Family

Uptight, work-obsessed adult learns to chill out and become a better person after being forced to spend time with a troubled child. We've seen that story countless times onscreen. Rarely is the formula done as well as it is in Family, though. Writer/director Laura Steinel's film has two significant advantages – a fresh take on the concept (add Juggalos!) and a killer lead performance from Taylor Schilling. This is the funniest movie so far this year.

Schilling plays Kate, a career-minded woman whose singular focus causes her to act like a jerk to her co-workers, who enjoy the inconceivable-to-her concept of having a life outside the office. Kate's world is about to change, although she doesn't know it. Brother Joe (Eric Edelstein) and sister-in-law Cheryl (Allison Tolman) talk her into babysitting their 13-year-old daughter Maddie (Bryn Vale) for a few days while they move Cheryl's mother into hospice.

Maddie is the very definition of an outcast. She avoids girlie things, preferring instead to wear capes, take karate lessons, and make homemade swords out of sticks she finds in the backyard. Maddie also wants to become a Juggalo after earning the attention of a teenage boy who works in a convenience store and embraces that lifestyle.

For those uninitiated, Juggalos are fans of the rap group Insane Clown Posse, known for their love of Faygo soda, marijuana, face paint, and raising more hell than you can shake a stick at. Here's a good primer on them.

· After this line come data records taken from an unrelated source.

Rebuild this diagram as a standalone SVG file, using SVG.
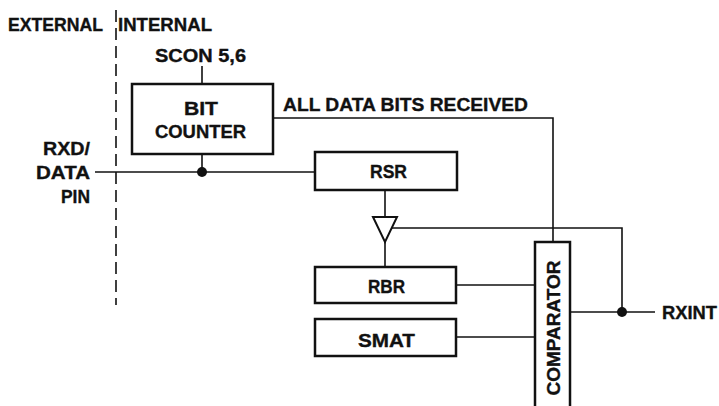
<svg xmlns="http://www.w3.org/2000/svg" width="719" height="406" viewBox="0 0 719 406">
<style>
text{font-family:"Liberation Sans",Arial,sans-serif;font-weight:bold;font-size:18px;fill:#111;stroke:#111;stroke-width:0.35}
.box{fill:#fff;stroke:#111;stroke-width:2.5}
.w{fill:none;stroke:#111;stroke-width:1.6}
.m{text-anchor:middle}
</style>
<rect width="719" height="406" fill="#fff"/>
<g id="boundary">
<line x1="116" y1="10" x2="116" y2="305" stroke="#111" stroke-width="1.6" stroke-dasharray="12,6"/>
<text x="8" y="31" textLength="95" lengthAdjust="spacingAndGlyphs">EXTERNAL</text>
<text x="118" y="31" textLength="94" lengthAdjust="spacingAndGlyphs">INTERNAL</text>
</g>
<g id="connectors">
<line class="w" x1="202" y1="66" x2="202" y2="84"/>
<polyline class="w" points="95,172 315,172"/>
<line class="w" x1="202" y1="154" x2="202" y2="172"/>
<circle cx="202" cy="172" r="5" fill="#111"/>
<polyline class="w" points="273,118 553,118 553,242"/>
<line class="w" x1="385" y1="190" x2="385" y2="217"/>
<line class="w" x1="385" y1="242" x2="385" y2="267"/>
<polyline class="w" points="391,228 622,228 622,312"/>
<line class="w" x1="456" y1="285" x2="535" y2="285"/>
<line class="w" x1="456" y1="337" x2="535" y2="337"/>
<line class="w" x1="570" y1="312" x2="655" y2="312"/>
<circle cx="622" cy="312" r="5" fill="#111"/>
<polygon points="373,217 397,217 385,242" fill="#fff" stroke="#111" stroke-width="2"/>
</g>
<g id="scon"><text x="155" y="62" textLength="91" lengthAdjust="spacingAndGlyphs">SCON 5,6</text></g>
<g id="bitcounter">
<rect class="box" x="132" y="84" width="141" height="70"/>
<text class="m" x="201" y="115" textLength="34" lengthAdjust="spacingAndGlyphs">BIT</text>
<text x="155" y="138" textLength="91" lengthAdjust="spacingAndGlyphs">COUNTER</text>
</g>
<g id="allbits"><text x="283" y="111" textLength="245" lengthAdjust="spacingAndGlyphs">ALL DATA BITS RECEIVED</text></g>
<g id="rxd">
<text x="43" y="155" textLength="47" lengthAdjust="spacingAndGlyphs">RXD/</text>
<text x="36" y="179" textLength="54" lengthAdjust="spacingAndGlyphs">DATA</text>
<text x="61" y="203" textLength="29" lengthAdjust="spacingAndGlyphs">PIN</text>
</g>
<g id="rsr">
<rect class="box" x="315" y="152" width="142" height="38"/>
<text x="370" y="178" textLength="37" lengthAdjust="spacingAndGlyphs">RSR</text>
</g>
<g id="rbr">
<rect class="box" x="315" y="267" width="141" height="36"/>
<text x="368" y="293" textLength="37" lengthAdjust="spacingAndGlyphs">RBR</text>
</g>
<g id="smat">
<rect class="box" x="315" y="319" width="141" height="37"/>
<text x="358" y="347" textLength="57" lengthAdjust="spacingAndGlyphs">SMAT</text>
</g>
<g id="comparator">
<rect class="box" x="535" y="242" width="35" height="170"/>
<text class="m" transform="translate(560,328) rotate(-90)" textLength="135" lengthAdjust="spacingAndGlyphs">COMPARATOR</text>
</g>
<g id="rxint"><text x="662" y="319" textLength="55" lengthAdjust="spacingAndGlyphs">RXINT</text></g>
</svg>
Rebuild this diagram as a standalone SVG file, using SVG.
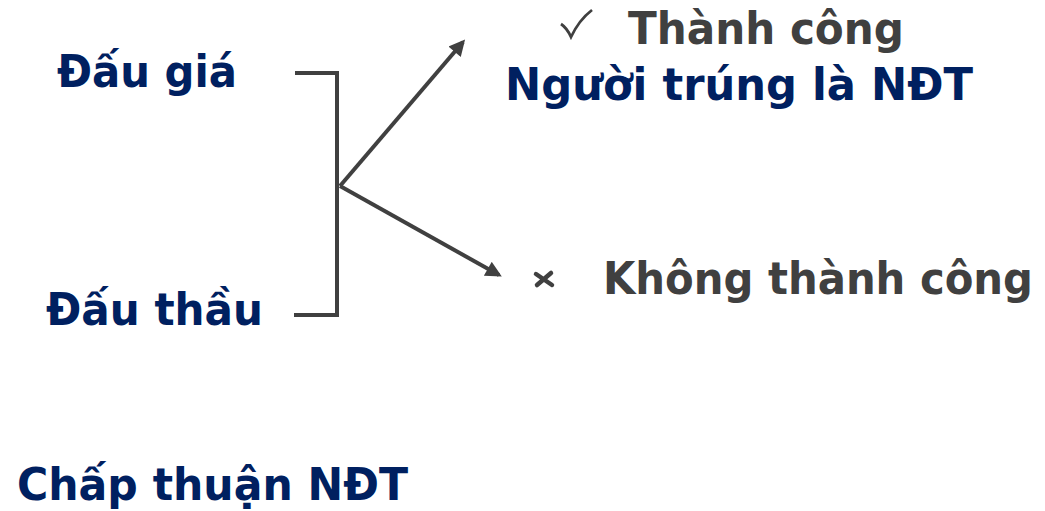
<svg xmlns="http://www.w3.org/2000/svg" width="1045" height="511" viewBox="0 0 1045 511">
  <style>
    text { font-family: "DejaVu Sans", Verdana, sans-serif; font-weight: bold; font-size: 45px; }
    .navy { fill: #002060; }
    .gray { fill: #404040; }
    .line { stroke: #404040; stroke-width: 4; fill: none; }
  </style>
  <defs>
    <marker id="arrow" viewBox="0 0 10 10" refX="8" refY="5" markerWidth="4.2" markerHeight="4" orient="auto" markerUnits="strokeWidth">
      <path d="M0,0 L10,5 L0,10 z" fill="#404040"/>
    </marker>
  </defs>
  <rect width="1045" height="511" fill="#ffffff"/>

  <g id="connectors">
    <polyline class="line" points="295,73 337,73 337,315 294,315"/>
    <line class="line" x1="340" y1="186" x2="463" y2="42" marker-end="url(#arrow)"/>
    <line class="line" x1="340" y1="186" x2="499" y2="275" marker-end="url(#arrow)"/>
  </g>

  <g id="dau-gia">
    <text class="navy" x="57" y="87" textLength="180" lengthAdjust="spacingAndGlyphs">Đấu giá</text>
  </g>
  <g id="dau-thau">
    <text class="navy" x="46" y="325" textLength="217" lengthAdjust="spacingAndGlyphs">Đấu thầu</text>
  </g>
  <g id="thanh-cong">
    <path d="M561,24 Q567,28 571,37 Q579,20 592,10" stroke="#404040" stroke-width="2.8" fill="none"/>
    <text class="gray" x="628" y="44" textLength="276" lengthAdjust="spacingAndGlyphs">Thành công</text>
    <text class="navy" x="505" y="100" textLength="468" lengthAdjust="spacingAndGlyphs">Người trúng là NĐT</text>
  </g>
  <g id="khong-thanh-cong">
    <path d="M536,274 L552,285 M551,273 L537,285" stroke="#404040" stroke-width="4.5" stroke-linecap="round" fill="none"/>
    <text class="gray" x="603" y="294" font-size="42.5" textLength="430" lengthAdjust="spacingAndGlyphs">Không thành công</text>
  </g>
  <g id="chap-thuan">
    <text class="navy" x="17" y="500" textLength="391" lengthAdjust="spacingAndGlyphs">Chấp thuận NĐT</text>
  </g>
</svg>
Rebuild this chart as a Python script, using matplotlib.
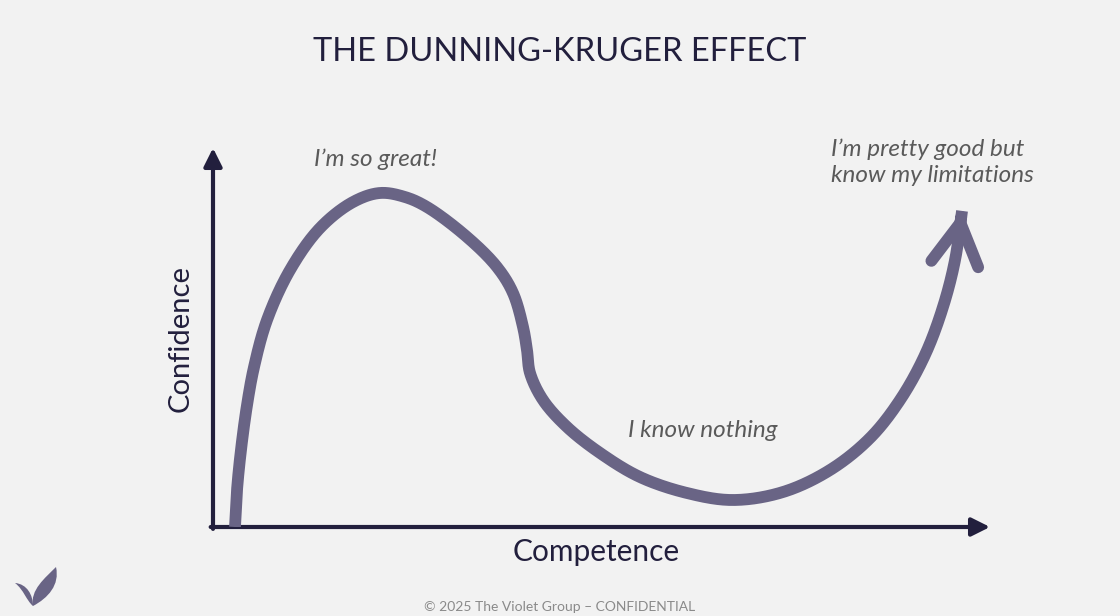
import matplotlib
matplotlib.use('Agg')
import matplotlib.pyplot as plt
import numpy as np
from matplotlib.path import Path
from matplotlib.patches import PathPatch

plt.rcParams['font.family'] = ['Lato', 'DejaVu Sans']

# curve: competence (0-100) vs confidence (0-100)
competence = [2.83, 3.09, 3.60, 4.38, 5.28, 6.95, 9.91, 13.77,
              18.02, 21.49, 24.71, 27.54, 32.69, 36.55, 38.61, 39.90, 40.41, 40.80, 42.47,
              45.56, 49.81, 54.95, 61.00, 66.92, 73.36, 79.41, 84.56, 88.42, 91.63, 93.95,
              95.50, 96.40]
confidence = [0.0, 9.76, 20.32, 32.19, 42.22, 54.62, 67.81, 78.89,
              85.75, 88.13, 87.07, 84.43, 76.52, 68.60, 61.74, 52.77, 46.70, 40.63, 33.51,
              26.39, 19.53, 13.19, 8.97, 7.12, 9.23, 15.04, 23.48, 33.51, 45.38, 58.05,
              70.45, 83.4]

labels = ["I\u2019m so great!", "I know nothing", "I\u2019m pretty good but\nknow my limitations"]
label_x = [13.0, 53.4, 79.5]
label_y = [97.0, 25.5, 96.3]

title = "THE DUNNING-KRUGER EFFECT"
xlabel_txt = "Competence"
ylabel_txt = "Confidence"
footer = "\u00a9 2025 The Violet Group \u2013 CONFIDENTIAL"

bg = '#f2f2f2'
navy = '#221f3d'
curve_col = '#696485'
grey = '#5a5a5a'

W, H = 1120, 616
x0, y0, x1, y1 = 213, 527, 990, 148
ASPECT = (x1 - x0) / (y0 - y1)  # x units are this much wider on screen


def smooth(xs, ys, n=24):
    # centripetal Catmull-Rom through the read points, just for a smooth stroke
    p = np.column_stack([np.asarray(xs) * ASPECT, ys])
    p = np.vstack([2 * p[0] - p[1], p, 2 * p[-1] - p[-2]])
    out = []
    for i in range(1, len(p) - 2):
        P0, P1, P2, P3 = p[i - 1], p[i], p[i + 1], p[i + 2]
        t0 = 0.0
        t1 = t0 + np.linalg.norm(P1 - P0) ** 0.5
        t2 = t1 + np.linalg.norm(P2 - P1) ** 0.5
        t3 = t2 + np.linalg.norm(P3 - P2) ** 0.5
        t = np.linspace(t1, t2, n, endpoint=False)[:, None]
        A1 = (t1 - t) / (t1 - t0) * P0 + (t - t0) / (t1 - t0) * P1
        A2 = (t2 - t) / (t2 - t1) * P1 + (t - t1) / (t2 - t1) * P2
        A3 = (t3 - t) / (t3 - t2) * P2 + (t - t2) / (t3 - t2) * P3
        B1 = (t2 - t) / (t2 - t0) * A1 + (t - t0) / (t2 - t0) * A2
        B2 = (t3 - t) / (t3 - t1) * A2 + (t - t1) / (t3 - t1) * A3
        out.append((t2 - t) / (t2 - t1) * B1 + (t - t1) / (t2 - t1) * B2)
    out.append(p[-2][None, :])
    out = np.vstack(out)
    return out[:, 0] / ASPECT, out[:, 1]


fig = plt.figure(figsize=(W / 100, H / 100), dpi=100, facecolor=bg)

# main axes: origin at pixel (213, 527), top at 148, right at 990
ax = fig.add_axes([x0 / W, 1 - y0 / H, (x1 - x0) / W, (y0 - y1) / H])
ax.set_xlim(0, 100)
ax.set_ylim(0, 100)
ax.axis('off')
ax.patch.set_alpha(0)

# axes arrows
ax.annotate('', xy=(0, 100), xytext=(0, -0.5), xycoords='data',
            arrowprops=dict(arrowstyle='-|>,head_length=1.1,head_width=0.55',
                            lw=3, color=navy, shrinkA=0, shrinkB=0), annotation_clip=False)
ax.annotate('', xy=(100, 0), xytext=(-0.3, 0), xycoords='data',
            arrowprops=dict(arrowstyle='-|>,head_length=1.1,head_width=0.55',
                            lw=3, color=navy, shrinkA=0, shrinkB=0), annotation_clip=False)

# curve
sx, sy = smooth(competence, confidence)
ax.plot(sx, sy, color=curve_col, lw=8.5, solid_capstyle='butt',
        solid_joinstyle='round', zorder=3)
ax.annotate('', xy=(competence[-1], confidence[-1]), xytext=(sx[-4], sy[-4]),
            arrowprops=dict(arrowstyle='->,head_length=3.0,head_width=1.7', lw=8.5,
                            color=curve_col, shrinkA=0, shrinkB=0, capstyle='round',
                            joinstyle='round'), annotation_clip=False, zorder=3)

for t, lx, ly in zip(labels, label_x, label_y):
    ax.text(lx, ly, t, fontsize=17.5, style='italic', color=grey, ha='left', va='center',
            linespacing=1.3)

fig.text(0.5, 1 - 52 / H, title, ha='center', va='center', fontsize=23.5, color=navy)
fig.text(596 / W, 1 - 552 / H, xlabel_txt, ha='center', va='center', fontsize=21.5, color=navy)
fig.text(181 / W, 1 - 338 / H, ylabel_txt, ha='center', va='center', fontsize=21, color=navy,
         rotation=90)
fig.text(0.5, 1 - 607 / H, footer, ha='center', va='center', fontsize=10, color='#8a8a8a')

# logo (two leaves), drawn in pixel space
deco = fig.add_axes([0, 0, 1, 1])
deco.set_xlim(0, W)
deco.set_ylim(H, 0)
deco.axis('off')
deco.patch.set_alpha(0)
left_leaf = Path([(15, 583), (27, 584), (33, 595), (33, 606), (26, 600), (24, 590), (15, 583)],
                 [Path.MOVETO, Path.CURVE4, Path.CURVE4, Path.CURVE4, Path.CURVE4, Path.CURVE4,
                  Path.CURVE4])
right_leaf = Path([(33, 606), (30, 590), (45, 578), (56, 567), (60, 585), (48, 598), (33, 606)],
                  [Path.MOVETO, Path.CURVE4, Path.CURVE4, Path.CURVE4, Path.CURVE4, Path.CURVE4,
                   Path.CURVE4])
for p in (left_leaf, right_leaf):
    deco.add_patch(PathPatch(p, facecolor=curve_col, edgecolor='none'))

fig.savefig('out.png', dpi=100, facecolor=bg)
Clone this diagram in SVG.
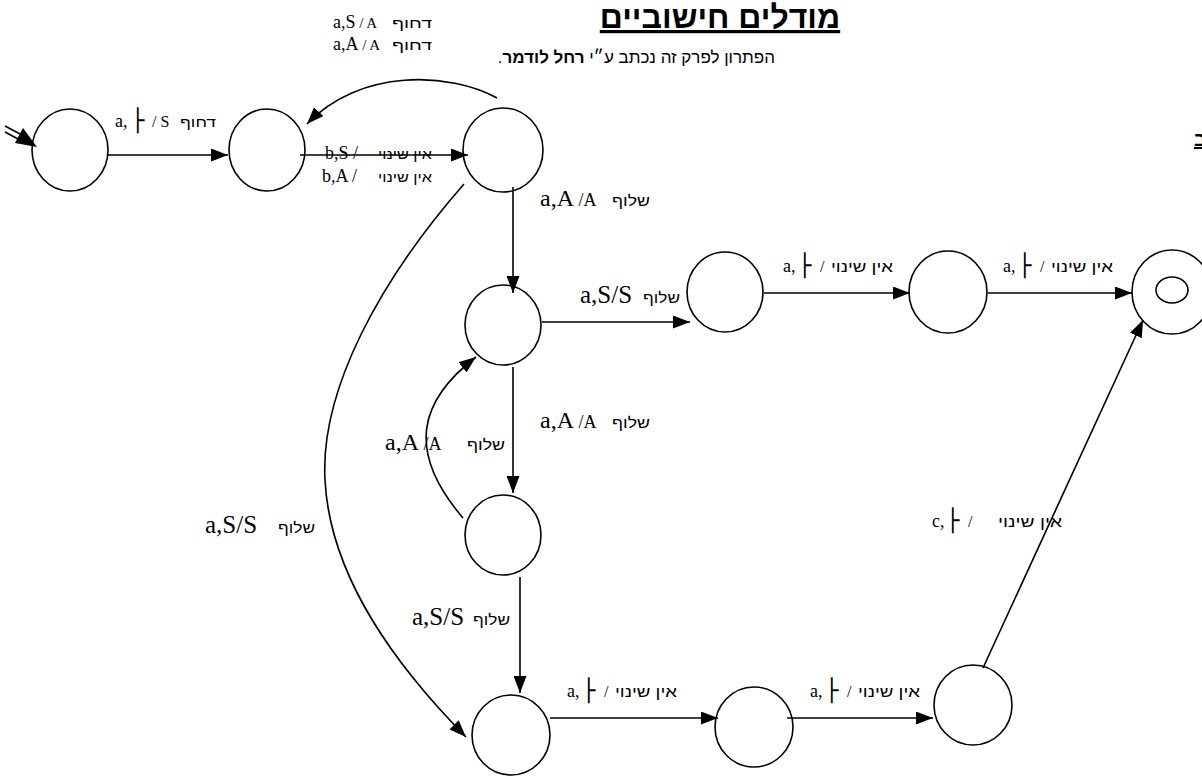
<svg xmlns="http://www.w3.org/2000/svg" width="1202" height="776" viewBox="0 0 1202 776">
<style>
.n{fill:none;stroke:#000;stroke-width:1.6}
.c{fill:none;stroke:#000;stroke-width:1.6}
.s{font-family:"Liberation Serif",serif;fill:#000}
.h{font-family:"Liberation Sans",sans-serif;font-size:14px;fill:#000}
.hb{font-family:"Liberation Sans",sans-serif;font-size:15px;fill:#000}
.t{font-family:"DejaVu Sans",sans-serif;font-size:22px;fill:#000}
</style>
<defs>
<marker id="ah" markerWidth="17" markerHeight="13" refX="17" refY="6.5" orient="auto" markerUnits="userSpaceOnUse"><path d="M0,0 L17,6.5 L0,13 z" fill="#000"/></marker>
</defs>
<rect width="1202" height="776" fill="#fff"/>
<g id="title">
<text x="720" y="28" text-anchor="middle" font-family="'Liberation Sans',sans-serif" font-size="32" font-weight="bold" text-decoration="underline">מודלים חישוביים</text>
<text x="775" y="63" direction="rtl" font-family="'Liberation Sans',sans-serif" font-size="17">הפתרון לפרק זה נכתב ע״י <tspan font-weight="bold">רחל לודמר</tspan>.</text>
<text x="1194" y="146" font-family="'Liberation Sans',sans-serif" font-size="20" font-weight="bold" text-decoration="underline">ב</text>
</g>
<g id="connectors">
<path class="c" d="M108,155 L228,155" marker-end="url(#ah)"/>
<path class="c" d="M300,155 L468,155" marker-end="url(#ah)"/>
<path class="c" d="M497,98 C450,72 360,68 307,124" marker-end="url(#ah)"/>
<path class="c" d="M513,187 L513,293" marker-end="url(#ah)"/>
<path class="c" d="M542,322 L690,322" marker-end="url(#ah)"/>
<path class="c" d="M764,293 L910,293" marker-end="url(#ah)"/>
<path class="c" d="M988,293 L1132,293" marker-end="url(#ah)"/>
<path class="c" d="M513,367 L513,493" marker-end="url(#ah)"/>
<path class="c" d="M463,518 C405,450 420,400 476,357" marker-end="url(#ah)"/>
<path class="c" d="M520,577 L520,693" marker-end="url(#ah)"/>
<path class="c" d="M550,718 L718,718" marker-end="url(#ah)"/>
<path class="c" d="M787,718 L933,718" marker-end="url(#ah)"/>
<path class="c" d="M983,668 L1143,320" marker-end="url(#ah)"/>
<path class="c" d="M464,184 C380,280 320,390 325,480 C330,580 400,670 466,737" marker-end="url(#ah)"/>
<path class="c" d="M5,126 L20,134 M5,132 L20,140"/>
<polygon points="37,147 15,143 23,128" fill="#000"/>
</g>
<g id="q0"><ellipse class="n" cx="70" cy="150" rx="38" ry="41"/></g>
<g id="q1"><ellipse class="n" cx="267" cy="150" rx="38" ry="41"/></g>
<g id="q2"><ellipse class="n" cx="503" cy="150" rx="40" ry="42"/></g>
<g id="q3"><ellipse class="n" cx="503" cy="325" rx="38" ry="40"/></g>
<g id="q4"><ellipse class="n" cx="503" cy="535" rx="38" ry="40"/></g>
<g id="q5"><ellipse class="n" cx="511" cy="735" rx="39" ry="40"/></g>
<g id="q6"><ellipse class="n" cx="725" cy="292" rx="38" ry="40"/></g>
<g id="q7"><ellipse class="n" cx="948" cy="292" rx="39" ry="41"/></g>
<g id="q8"><ellipse class="n" cx="1172" cy="292" rx="40" ry="42"/><ellipse class="n" cx="1172" cy="290" rx="16" ry="13"/></g>
<g id="q9"><ellipse class="n" cx="754" cy="727" rx="39" ry="40"/></g>
<g id="q10"><ellipse class="n" cx="973" cy="705" rx="39" ry="40"/></g>
<g id="labels">
<text class="s" x="333" y="28"><tspan font-size="18">a,S</tspan><tspan font-size="15"> /  A</tspan></text><text class="h" x="392" y="28" textLength="40" lengthAdjust="spacingAndGlyphs">דחוף</text>
<text class="s" x="333" y="50"><tspan font-size="18">a,A</tspan><tspan font-size="15"> /  A</tspan></text><text class="h" x="392" y="50" textLength="40" lengthAdjust="spacingAndGlyphs">דחוף</text>
<text class="s" x="115" y="127" font-size="18">a,</text><text class="t" x="131" y="128">├</text><text class="s" x="152" y="127" font-size="16">/  S</text><text class="h" x="180" y="127" textLength="36" lengthAdjust="spacingAndGlyphs">דחוף</text>
<text class="s" x="325" y="159" font-size="18">b,S /</text><text class="h" x="378" y="159" textLength="54" lengthAdjust="spacingAndGlyphs">אין שינוי</text>
<text class="s" x="322" y="182" font-size="18">b,A /</text><text class="h" x="378" y="182" textLength="54" lengthAdjust="spacingAndGlyphs">אין שינוי</text>
<text class="s" x="540" y="206"><tspan font-size="24">a,A</tspan><tspan font-size="18"> /A</tspan></text><text class="hb" x="612" y="206" textLength="38" lengthAdjust="spacingAndGlyphs">שלוף</text>
<text class="s" x="580" y="303" font-size="25">a,S/S</text><text class="hb" x="643" y="303" textLength="37" lengthAdjust="spacingAndGlyphs">שלוף</text>
<text class="s" x="783" y="272" font-size="18">a,</text><text class="t" x="798" y="273">├</text><text class="s" x="820" y="272" font-size="16">/</text><text class="hb" x="831" y="272" textLength="62" lengthAdjust="spacingAndGlyphs">אין שינוי</text>
<text class="s" x="1003" y="272" font-size="18">a,</text><text class="t" x="1018" y="273">├</text><text class="s" x="1040" y="272" font-size="16">/</text><text class="hb" x="1051" y="272" textLength="62" lengthAdjust="spacingAndGlyphs">אין שינוי</text>
<text class="s" x="540" y="428"><tspan font-size="24">a,A</tspan><tspan font-size="18"> /A</tspan></text><text class="hb" x="612" y="428" textLength="38" lengthAdjust="spacingAndGlyphs">שלוף</text>
<text class="s" x="385" y="450"><tspan font-size="24">a,A</tspan><tspan font-size="18"> /A</tspan></text><text class="hb" x="467" y="450" textLength="38" lengthAdjust="spacingAndGlyphs">שלוף</text>
<text class="s" x="205" y="533" font-size="25">a,S/S</text><text class="hb" x="278" y="533" textLength="37" lengthAdjust="spacingAndGlyphs">שלוף</text>
<text class="s" x="412" y="625" font-size="25">a,S/S</text><text class="hb" x="473" y="625" textLength="37" lengthAdjust="spacingAndGlyphs">שלוף</text>
<text class="s" x="567" y="697" font-size="18">a,</text><text class="t" x="582" y="698">├</text><text class="s" x="604" y="697" font-size="16">/</text><text class="hb" x="615" y="697" textLength="62" lengthAdjust="spacingAndGlyphs">אין שינוי</text>
<text class="s" x="810" y="697" font-size="18">a,</text><text class="t" x="825" y="698">├</text><text class="s" x="847" y="697" font-size="16">/</text><text class="hb" x="858" y="697" textLength="62" lengthAdjust="spacingAndGlyphs">אין שינוי</text>
<text class="s" x="932" y="527" font-size="18">c,</text><text class="t" x="946" y="528">├</text><text class="s" x="968" y="527" font-size="16">/</text><text class="hb" x="998" y="527" textLength="64" lengthAdjust="spacingAndGlyphs">אין שינוי</text>
</g>
</svg>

Early scenes in Family offer funny glimpses of Kate struggling to fit into a quasi-parental role. She's so wrapped up in work, for instance, that she drives away from a store, unknowingly leaving Maddie behind. Rather than cooking the child dinner, Kate simply takes her to a pizzeria every night. There are additionally several hilarious interactions with the next-door-neighbor (Kate McKinnon) who unsuccessfully tries to impose neighborhood rules on Kate. The movie has great fun riffing on how self-absorbed workaholics can be, to the detriment of those around them.

The last half-hour really ramps up the comedy, as Kate makes her way to the annual Gathering of the Juggalos in search of the runaway Maddie. (This is not a spoiler. The opening scene informs you it's going to happen.) Family mines big laughs from the absurdity of Juggalo culture without becoming condescending toward it. Maddie is an outcast. Kate is one, too, in her own way. Putting them amidst passionate – and similarly looked down upon – ICP fans is perfectly apt.

The two main performances help elevate Family above similarly plotted films. Following her work in The Overnight, Taylor Schilling once again proves herself to be an extraordinary comedic actress. She convincingly dulls Kate's edges over time, without fully erasing them. That proves important in maintaining the integrity of the character and allowing the story's payoff to feel earned. Her exasperated reactions to everything from Maddie's eating habits to the hedonism of the Juggalo festival are hysterical. Bryn Vale is also excellent, totally selling us on the way Maddie's self-confidence grows via this unusual journey.

Family is sharply written and packed with comically stinging dialogue. Running a trim 83 minutes, it takes you through the transformation of two people in side-splitting style. As the Juggalos themselves might put it, whoop whoop!


out of four

Family is rated R for language, some sexual content and drug use. The running time is 1 hour and 23 minutes.